Foi após as últimas obras no edifício, que incluíram restauro de cadeiras, renovação do palco e da “teia”, que o Ministério da Cultura transferiu o aluguer de longa duração que mantinha com a Cruz Vermelha Portuguesa, para a Câmara Municipal de Faro.
Perguntarão os leitores: mas e então essa mer…itória associação que dava pelo nome de Grupo de Teatro Lethes, posto na rua do Lethes em 1986, sem local para trabalhar e apresentar os seus trabalhos, naturalmente já morreu?
Não, não morreu. Pela razão essencial que não tem onde cair morto.
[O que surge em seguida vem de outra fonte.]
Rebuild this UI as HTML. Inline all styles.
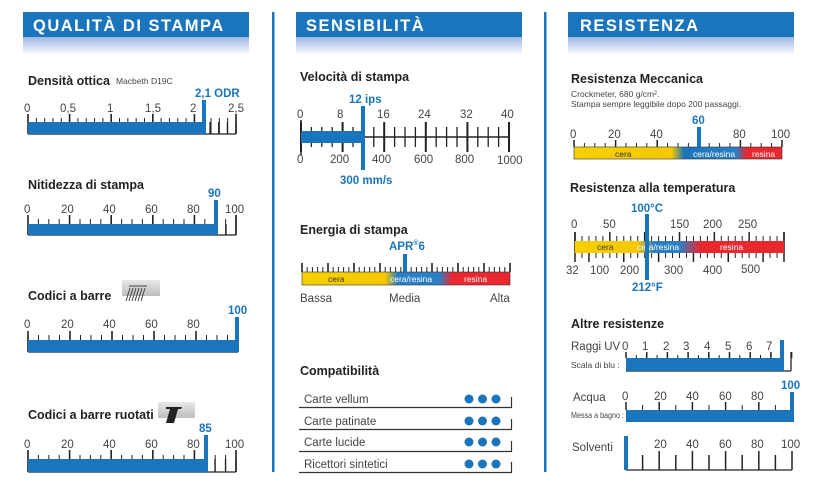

Continua a aguardar, pacientemente, que algum dos sucessivos autarcas que têm passado por Faro, e que nas acções de “corta-fitas” (tão pródigas em votos) ou numa daquelas “estopadas” de homenagens públicas em que têm que estar presentes, nos dão palmadinhas nas costas e com um sorriso nos dizem: ah, temos que resolver isso…! E já lá vão 37 anos, senhores. Por isso, nem vamos esmolar “um subsidiozinho” para “a gente poder fazer qualquer coisa”.
Ironicamente, a Assembleia Municipal de Faro convidou o Grupo para apresentar um espectáculo nas comemorações do 25 de Abril de 2022. E o trabalho para 2023 está em preparação! Sem sala e sem espaço próprios!
E pior que tudo: Há provas no lixo que tenho a mania de coleccionar.